836,000 More Health Care Appointments in 2016
March 30, 2017
The Army dramatically increased access to health care for soldiers and their families in the past year, Army Surgeon General Lt. Gen. Nadja West says.
“Over the last year, we've launched aggressive efforts to expand access to improve quality for all who rely on us,” West told the defense subcommittee of the Senate Appropriations Committee. “Last year, when I testified before this committee, I promised that I would create 379,000 additional primary- and specialty-care appointments. I'm very proud to share with you that we've exceeded that goal by more than 200 percent, adding 836,000 additional appointments in 2016.

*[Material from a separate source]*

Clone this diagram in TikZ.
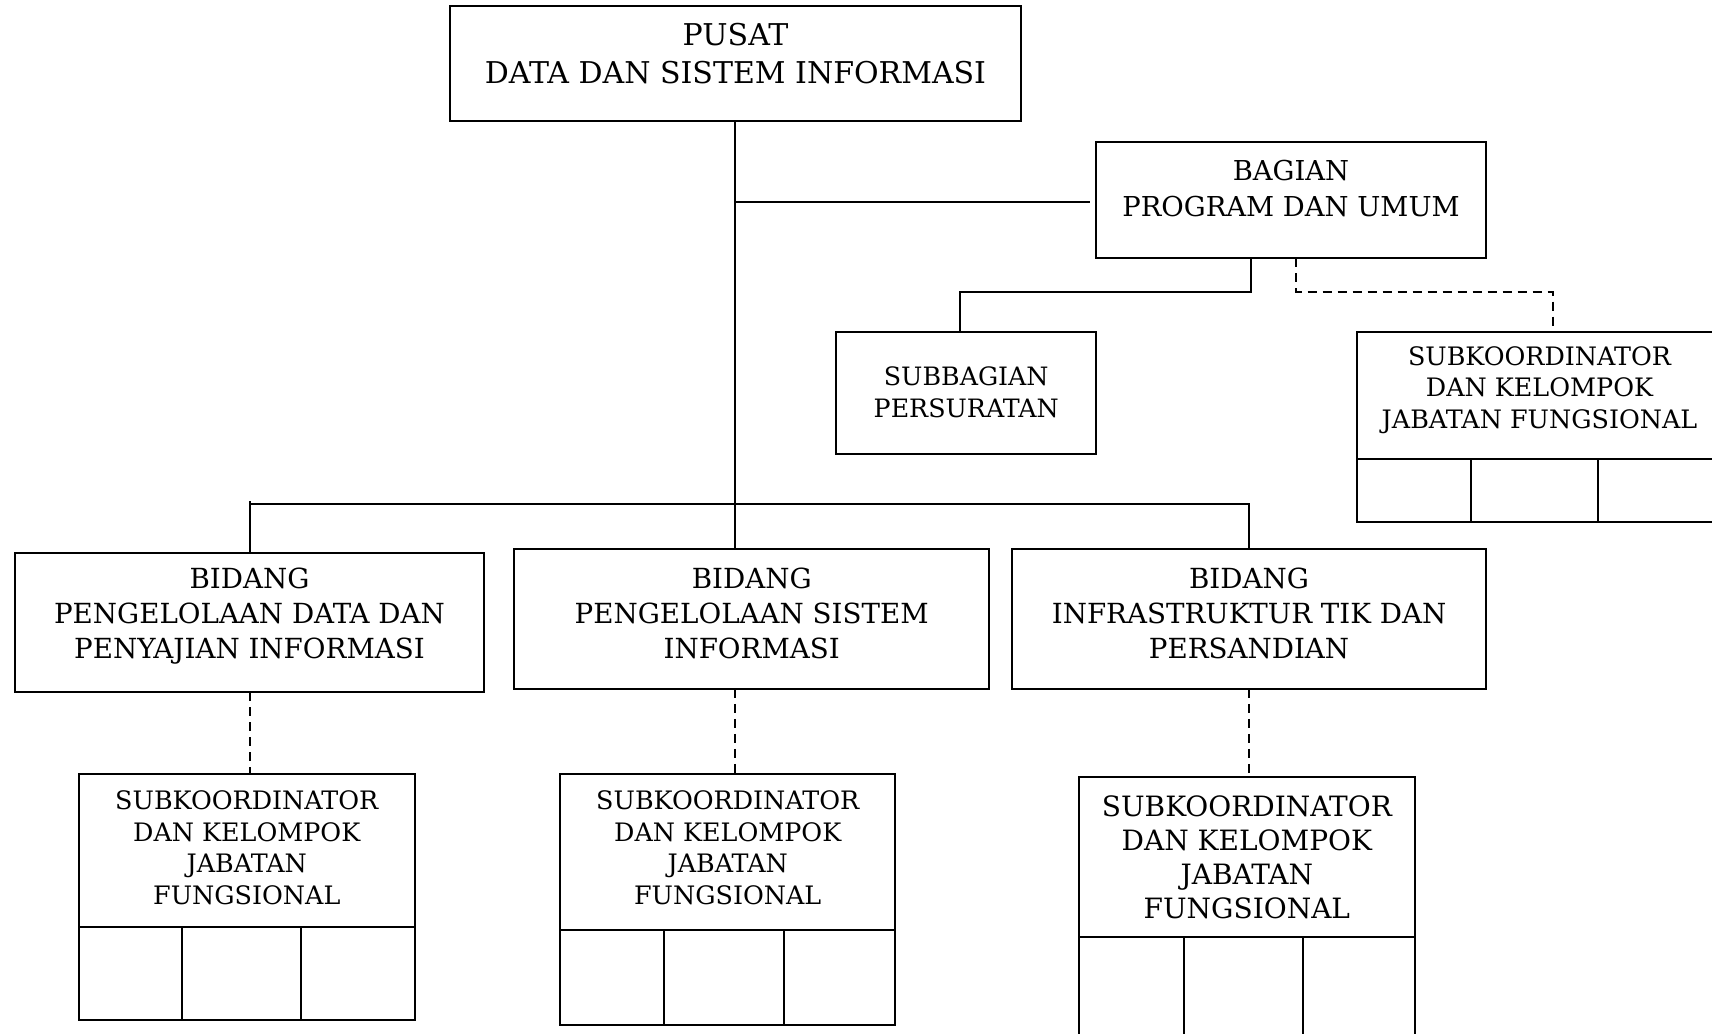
\documentclass[tikz,border=0pt]{standalone}
\usepackage{fontspec}
\setmainfont{DejaVu Serif}
\usetikzlibrary{calc,fit}
\newcommand\orgbox[5]{\node[box, fit={(#2,#3) (#4,#5)}] (#1) {};}
\begin{document}
\begin{tikzpicture}[x=0.5pt,y=-0.5pt,
  box/.style={draw, line width=1pt, inner sep=0pt, outer sep=0pt},
  conn/.style={line width=1pt},
  dconn/.style={line width=1pt, dash pattern=on 4.5pt off 3pt},
  txt/.style={align=center, inner sep=0pt},
  fTop/.style={font=\fontsize{15.0}{19}\selectfont},
  fBag/.style={font=\fontsize{13.7}{18}\selectfont},
  fBid/.style={font=\fontsize{13.85}{17.5}\selectfont},
  fSml/.style={font=\fontsize{12.65}{15.8}\selectfont},
  fSub/.style={font=\fontsize{12.7}{15.8}\selectfont},
  fSubL/.style={font=\fontsize{14.0}{17}\selectfont}
]
\useasboundingbox (0,0) rectangle (1712,1033);
\fill[white] (0,0) rectangle (1712,1033);

% main boxes
\orgbox{top}{450}{5.5}{1021}{121}
\orgbox{bag}{1096}{142}{1486}{258}
\orgbox{sbg}{836.3}{331.9}{1096.2}{454.2}
\orgbox{bid1}{15.3}{552.5}{483.7}{692.2}
\orgbox{bid2}{514.2}{549.2}{989.2}{688.9}
\orgbox{bid3}{1012.1}{549.2}{1486}{688.9}

% subkoordinator boxes (title + three cells)
\orgbox{subR}{1357}{332}{1722}{458.6}
\orgbox{subRa}{1357}{458.6}{1470.7}{521.9}
\orgbox{subRb}{1470.7}{458.6}{1598.4}{521.9}
\orgbox{subRc}{1598.4}{458.6}{1722}{521.9}

\orgbox{sub1}{78.6}{774.1}{414.9}{926.9}
\orgbox{sub1a}{78.6}{926.9}{182.3}{1019.7}
\orgbox{sub1b}{182.3}{926.9}{301.3}{1019.7}
\orgbox{sub1c}{301.3}{926.9}{414.9}{1019.7}

\orgbox{sub2}{560.1}{774.1}{895.3}{930.2}
\orgbox{sub2a}{560.1}{930.2}{663.8}{1025.2}
\orgbox{sub2b}{663.8}{930.2}{783.9}{1025.2}
\orgbox{sub2c}{783.9}{930.2}{895.3}{1025.2}

\orgbox{sub3}{1078.7}{777.4}{1415}{936.8}
\orgbox{sub3a}{1078.7}{936.8}{1183.5}{1036}
\orgbox{sub3b}{1183.5}{936.8}{1302.5}{1036}
\orgbox{sub3c}{1302.5}{936.8}{1415}{1036}

% texts
\node[txt,fTop] (topT) at ($(top.center)+(0,-9.3)$) {PUSAT\\DATA DAN SISTEM INFORMASI};
\node[txt,fBag] (bagT) at ($(bag.center)+(0,-11.7)$) {BAGIAN\\PROGRAM DAN UMUM};
\node[txt,fSml] (sbgT) at ($(sbg.center)+(0,-0.5)$) {SUBBAGIAN\\PERSURATAN};
\node[txt,fSub] (subRT) at ($(subR.center)+(0,-5.3)$) {SUBKOORDINATOR\\DAN KELOMPOK\\JABATAN FUNGSIONAL};
\node[txt,fBid] (bid1T) at ($(bid1.center)+(0,-6.3)$) {BIDANG\\PENGELOLAAN DATA DAN\\PENYAJIAN INFORMASI};
\node[txt,fBid] (bid2T) at ($(bid2.center)+(0,-6)$) {BIDANG\\PENGELOLAAN SISTEM\\INFORMASI};
\node[txt,fBid] (bid3T) at ($(bid3.center)+(0,-6)$) {BIDANG\\INFRASTRUKTUR TIK DAN\\PERSANDIAN};
\node[txt,fSub] (sub1T) at ($(sub1.center)+(0,-2.7)$) {SUBKOORDINATOR\\DAN KELOMPOK\\JABATAN\\FUNGSIONAL};
\node[txt,fSub] (sub2T) at ($(sub2.center)+(0,-4.3)$) {SUBKOORDINATOR\\DAN KELOMPOK\\JABATAN\\FUNGSIONAL};
\node[txt,fSubL] (sub3T) at ($(sub3.center)+(0,0)$) {SUBKOORDINATOR\\DAN KELOMPOK\\JABATAN\\FUNGSIONAL};

% connectors
\coordinate (bus) at (735,504.4);
\coordinate (bagL) at (1089.6,202);
\coordinate (j1) at (1251.2,291.5);
\coordinate (j2) at (1296,291.5);
\coordinate (j3) at (1552.5,291.5);

\draw[conn] (top.south -| bus) -- (bid2.north -| bus);
\draw[conn] (top.south |- bagL) -- (bagL);
\draw[conn] (bid1.north) |- (bus) -| (bid3.north);
\draw[conn] (bid1.north) -- ++(0,-52);
\draw[conn] (bag.south -| j1) -- (j1) -| ($(sbg.north)+(-6,0)$);
\draw[dconn] (bag.south -| j2) -- (j2) -- (j3) -- (subR.north -| j3);

\draw[dconn] (bid1.south) -- (bid1.south |- sub1.north);
\draw[dconn] (bid2.south -| bus) -- (sub2.north -| bus);
\draw[dconn] (bid3.south) -- (bid3.south |- sub3.north);
\end{tikzpicture}
\end{document}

“Predictable and consistent funding is essential to ensure we maintain our readiness to support and answer our nation's call,” West said. “It is important to emphasize that Army Medicine is comprised of a mix of integrated health services, research and training and education unlike any other health care organization in the world. From our garrisons to the farthest sites around the globe, Army Medicine provides quality health care when needed.”
West testified at the hearing alongside her counterparts from the other services at a time when Army Medicine is about to undergo a significant organizational change resulting from a congressional mandate to expand the authority of the Defense Health Agency to oversee military medicine. West said the Army is being careful because of the possibility of “far-reaching second- and third-order effects.”
The Army medical community includes 138,000 soldiers and civilians. Most uniformed medical staff are in the Army National Guard and Army Reserve.